A decline in global car sales likely reduced world gross domestic product by 0.2% last year, and a flat auto market will continue to dampen global manufacturing indicators in 2019, according to a report by Fitch Ratings on May 28.
Demand for autos declined in 2018 for the first time since 2009 and while the 0.1% drop was modest, it compared to an average annual increase of 4.1% in prior years. Softness in the car industry ripples across the economy more than some other sectors because of the wide array of industries involved in automakers’ supply chains such as steel and glass.
The weakness in sales already has seeped into the economic data of countries with high exposure to the industry. Germany saw a GDP contraction in late 2018, while Mexico’s and South Korea’s economies shrank in early 2019.
The Fitch report projects that the global auto market will stabilize this year, but “a strong rebound looks quite unlikely,” Chief Economist Brian Coulton and analyst Pawel Borowski wrote.

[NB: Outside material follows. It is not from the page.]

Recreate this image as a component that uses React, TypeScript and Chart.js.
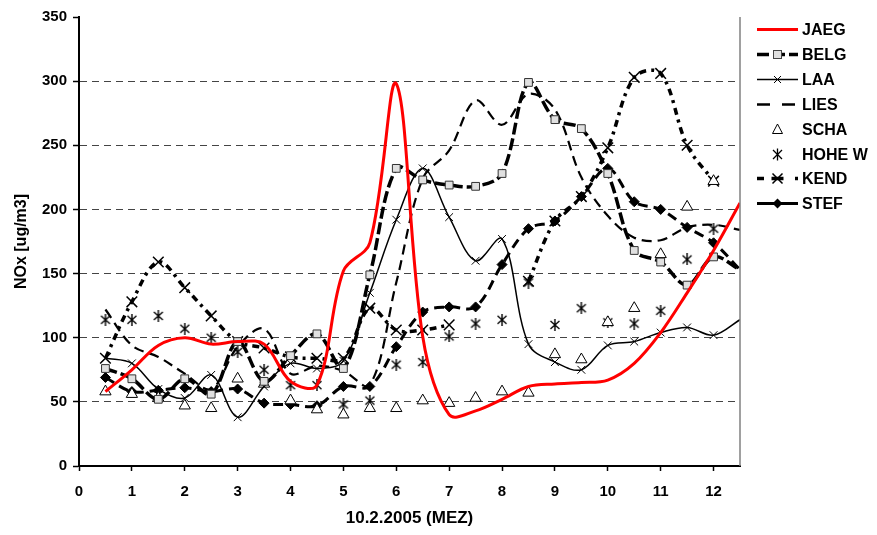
import React, { useEffect, useRef } from 'react';
import { Chart, registerables } from 'chart.js';

Chart.register(...registerables);

// ---- data ----
const times = [0.5, 1, 1.5, 2, 2.5, 3, 3.5, 4, 4.5, 5, 5.5, 6, 6.5, 7, 7.5, 8, 8.5, 9, 9.5, 10, 10.5, 11, 11.5, 12, 12.5];
const xTicks = [0, 1, 2, 3, 4, 5, 6, 7, 8, 9, 10, 11, 12];
const yTicks = [0, 50, 100, 150, 200, 250, 300, 350];
const seriesNames = ['JAEG', 'BELG', 'LAA', 'LIES', 'SCHA', 'HOHE W', 'KEND', 'STEF'];

const JAEG = [58, 75, 94, 100, 95, 97, 95, 66, 63, 152, 174, 298, 101, 40, 43, 52, 62, 64, 65, 67, 80, 104, 135, 168, 205];
const BELG = [76, 68, 52, 68, 56, 97, 66, 86, 103, 76, 149, 232, 223, 219, 218, 228, 299, 270, 263, 228, 168, 159, 141, 163, 153];
const LAA = [84, 80, 60, 53, 71, 38, 62, 80, 76, 82, 135, 192, 232, 194, 160, 177, 95, 81, 75, 94, 97, 104, 108, 102, 114];
const LIES = [122, 94, 85, 72, 60, 93, 107, 72, 78, 74, 63, 143, 224, 246, 285, 266, 290, 278, 225, 195, 178, 176, 186, 188, 184];
const SCHA = [58, 56, 53, 47, 45, 68, 64, 51, 44, 40, 45, 45, 51, 49, 53, 58, 57, 87, 83, 112, 123, 165, 202, 222, null];
const HOHEW = [114, 114, 117, 107, 100, 89, 75, 63, 63, 48, 51, 79, 81, 101, 111, 114, 143, 110, 123, 112, 111, 121, 161, 185, null];
const KEND = [84, 128, 159, 139, 117, 97, 92, 85, 84, 84, 123, 106, 106, 110, null, null, 144, 191, 210, 248, 303, 306, 250, 222, null];
const STEF = [69, 58, 59, 61, 58, 60, 49, 48, 47, 62, 62, 93, 120, 124, 124, 157, 185, 191, 210, 232, 206, 200, 186, 174, 153];

const FONT = "'Liberation Sans', Arial, sans-serif";

const toXY = (arr: (number | null)[]) => times.map((t, i) => ({ x: t, y: arr[i] }));
const pr = (r: number) => times.map((_, i) => (i === times.length - 1 ? 0 : r));

function makeAsterisk(): HTMLCanvasElement {
  const c = document.createElement('canvas');
  c.width = 12;
  c.height = 12;
  const g = c.getContext('2d')!;
  g.strokeStyle = '#000';
  g.lineWidth = 1.4;
  g.beginPath();
  g.moveTo(1.5, 2); g.lineTo(10.5, 10);
  g.moveTo(10.5, 2); g.lineTo(1.5, 10);
  g.moveTo(6, 0); g.lineTo(6, 12);
  g.stroke();
  return c;
}

function drawCross(ctx: CanvasRenderingContext2D, x: number, y: number, h: number, w: number) {
  ctx.save();
  ctx.lineWidth = w;
  ctx.strokeStyle = '#000';
  ctx.setLineDash([]);
  ctx.beginPath();
  ctx.moveTo(x - h, y - h); ctx.lineTo(x + h, y + h);
  ctx.moveTo(x + h, y - h); ctx.lineTo(x - h, y + h);
  ctx.stroke();
  ctx.restore();
}

const legendPlugin = {
  id: 'customLegend',
  afterDraw(chart: any) {
    const ctx: CanvasRenderingContext2D = chart.ctx;
    const x0 = 757, x1 = 798, xm = 777.5, tx = 802;
    ctx.save();
    seriesNames.forEach((name, i) => {
      const y = Math.round(29 + i * 24.9) + 0.5;
      ctx.setLineDash([]);
      ctx.strokeStyle = '#000';
      ctx.fillStyle = '#000';
      if (name === 'JAEG') {
        ctx.strokeStyle = '#ff0000';
        ctx.lineWidth = 3;
        ctx.beginPath(); ctx.moveTo(x0, y); ctx.lineTo(x1, y); ctx.stroke();
      } else if (name === 'BELG') {
        ctx.lineWidth = 3.5;
        ctx.setLineDash([12, 4]);
        ctx.beginPath(); ctx.moveTo(x0, y); ctx.lineTo(x1, y); ctx.stroke();
        ctx.setLineDash([]);
        ctx.fillStyle = '#e0e0e0';
        ctx.strokeStyle = '#444';
        ctx.lineWidth = 1;
        ctx.fillRect(xm - 4, y - 4, 8, 8);
        ctx.strokeRect(xm - 4, y - 4, 8, 8);
      } else if (name === 'LAA') {
        ctx.lineWidth = 1.5;
        ctx.beginPath(); ctx.moveTo(x0, y); ctx.lineTo(x1, y); ctx.stroke();
        drawCross(ctx, xm, y, 3.5, 1);
      } else if (name === 'LIES') {
        ctx.lineWidth = 2.5;
        ctx.setLineDash([13, 12]);
        ctx.beginPath(); ctx.moveTo(x0, y); ctx.lineTo(x1, y); ctx.stroke();
      } else if (name === 'SCHA') {
        ctx.lineWidth = 1;
        ctx.beginPath();
        ctx.moveTo(xm, y - 5.5); ctx.lineTo(xm + 5, y + 4); ctx.lineTo(xm - 5, y + 4); ctx.closePath();
        ctx.fillStyle = '#fff'; ctx.fill(); ctx.stroke();
      } else if (name === 'HOHE W') {
        drawCross(ctx, xm, y, 4.5, 1.3);
        ctx.lineWidth = 1.3;
        ctx.beginPath(); ctx.moveTo(xm, y - 6); ctx.lineTo(xm, y + 6); ctx.stroke();
      } else if (name === 'KEND') {
        ctx.lineWidth = 3.5;
        ctx.beginPath(); ctx.moveTo(x0, y); ctx.lineTo(x0 + 7, y); ctx.stroke();
        ctx.beginPath(); ctx.moveTo(x1 - 3, y); ctx.lineTo(x1, y); ctx.stroke();
        ctx.beginPath(); ctx.moveTo(xm - 6, y); ctx.lineTo(xm + 6, y); ctx.stroke();
        drawCross(ctx, xm, y, 5, 1.5);
      } else if (name === 'STEF') {
        ctx.lineWidth = 3;
        ctx.beginPath(); ctx.moveTo(x0, y); ctx.lineTo(x1, y); ctx.stroke();
        ctx.beginPath();
        ctx.moveTo(xm, y - 5); ctx.lineTo(xm + 5, y); ctx.lineTo(xm, y + 5); ctx.lineTo(xm - 5, y); ctx.closePath();
        ctx.fill();
      }
      ctx.setLineDash([]);
      ctx.fillStyle = '#000';
      ctx.font = `bold 16px ${FONT}`;
      ctx.textBaseline = 'middle';
      ctx.textAlign = 'left';
      ctx.fillText(name, tx, y + 1);
    });
    ctx.restore();
  },
};

const borderPlugin = {
  id: 'rightBorder',
  afterDatasetsDraw(chart: any) {
    const { ctx, chartArea } = chart;
    ctx.save();
    ctx.strokeStyle = '#808080';
    ctx.lineWidth = 1.5;
    ctx.beginPath();
    ctx.moveTo(chartArea.right, chartArea.top);
    ctx.lineTo(chartArea.right, chartArea.bottom);
    ctx.stroke();
    ctx.restore();
  },
};

export default function App() {
  const ref = useRef<HTMLCanvasElement | null>(null);

  useEffect(() => {
    document.body.style.margin = '0';
    const canvas = ref.current;
    if (!canvas) return;
    const asterisk = makeAsterisk();
    const tickFont = { family: FONT, size: 15, weight: 'bold' as const };
    const titleFont = { family: FONT, size: 16, weight: 'bold' as const };

    const chart = new Chart(canvas, {
      type: 'line',
      data: {
        datasets: [
          {
            label: 'JAEG', data: toXY(JAEG), borderColor: '#ff0000', borderWidth: 3,
            pointRadius: 0, tension: 0.35,
          },
          {
            label: 'BELG', data: toXY(BELG), borderColor: '#000', borderWidth: 3.5, borderDash: [12, 4],
            pointStyle: 'rect', pointRadius: pr(5.5), pointBackgroundColor: '#e0e0e0',
            pointBorderColor: '#333', pointBorderWidth: 1, tension: 0.35,
          },
          {
            label: 'LAA', data: toXY(LAA), borderColor: '#000', borderWidth: 1.5,
            pointStyle: 'crossRot', pointRadius: pr(5.5), pointBorderColor: '#000', pointBorderWidth: 1, tension: 0.35,
          },
          {
            label: 'LIES', data: toXY(LIES), borderColor: '#000', borderWidth: 2.2, borderDash: [10, 6],
            pointRadius: 0, tension: 0.35,
          },
          {
            label: 'SCHA', data: toXY(SCHA), showLine: false, borderColor: '#000',
            pointStyle: 'triangle', pointRadius: 6.5, pointBackgroundColor: '#fff',
            pointBorderColor: '#000', pointBorderWidth: 1,
          },
          {
            label: 'HOHE W', data: toXY(HOHEW), showLine: false, borderColor: '#000',
            pointStyle: asterisk as any, pointRadius: 6,
          },
          {
            label: 'KEND', data: toXY(KEND), borderColor: '#000', borderWidth: 3.5, borderDash: [7, 5, 3, 5],
            pointStyle: 'crossRot', pointRadius: 7.5, pointBorderColor: '#000', pointBorderWidth: 1.5,
            tension: 0.35, spanGaps: false,
          },
          {
            label: 'STEF', data: toXY(STEF), borderColor: '#000', borderWidth: 3, borderDash: [10, 6],
            pointStyle: 'rectRot', pointRadius: pr(5), pointBackgroundColor: '#000',
            pointBorderColor: '#000', pointBorderWidth: 1, tension: 0.35,
          },
        ] as any,
      },
      options: {
        animation: false,
        responsive: false,
        maintainAspectRatio: false,
        events: [],
        layout: { padding: { left: 0, right: 137, top: 17, bottom: 0 } },
        plugins: { legend: { display: false }, tooltip: { enabled: false } },
        scales: {
          x: {
            type: 'linear', min: 0, max: 12.5,
            afterBuildTicks: (s: any) => { s.ticks = xTicks.map((v) => ({ value: v })); },
            afterFit: (s: any) => { s.height = 69; },
            ticks: { font: tickFont, color: '#000', padding: 12, autoSkip: false, maxRotation: 0, callback: (v: any) => String(v) },
            grid: { drawOnChartArea: false, tickLength: 5, tickColor: '#000', tickWidth: 1.5 },
            border: { color: '#000', width: 2 },
            title: { display: true, text: '10.2.2005 (MEZ)', font: { family: FONT, size: 17, weight: 'bold' }, color: '#000', padding: { top: 0, bottom: 6 } },
          },
          y: {
            type: 'linear', min: 0, max: 350,
            afterBuildTicks: (s: any) => { s.ticks = yTicks.map((v) => ({ value: v })); },
            afterFit: (s: any) => { s.width = 79; },
            ticks: { font: tickFont, color: '#000', padding: 6, callback: (v: any) => String(v) },
            grid: {
              color: (c: any) => (c.tick && (c.tick.value === 0 || c.tick.value === 350) ? 'rgba(0,0,0,0)' : '#444'),
              lineWidth: 1, tickLength: 6, tickColor: '#000', tickWidth: 1.5,
            },
            border: { color: '#000', width: 2, dash: [7, 5] },
            title: { display: true, text: 'NOx [ug/m3]', font: titleFont, color: '#000', padding: { top: 12, bottom: 0 } },
          },
        },
      } as any,
      plugins: [borderPlugin, legendPlugin],
    });
    return () => chart.destroy();
  }, []);

  return (
    <div style={{ width: 877, height: 535, position: 'relative' }}>
      <canvas ref={ref} width={877} height={535} style={{ display: 'block', width: 877, height: 535 }} />
    </div>
  );
}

Andrey Rudakov/Bloomberg News
Additionally, the threat of new U.S. tariffs on imported vehicles, and parts, would risk hammering an already-fragile car market and slowing global growth further.
“The risk of increased tariffs on global auto trade remains real and would be a significant drag on global GDP if it were to materialize,” Coulton and Borowski wrote. “The global nature of auto production makes the sector particularly vulnerable to an increase in tariffs.”
Earlier this month, President Donald Trump said imported cars represented a threat to U.S. national security but delayed imposing levies on imported vehicles and parts from the European Union, Japan and other nations by 180 days.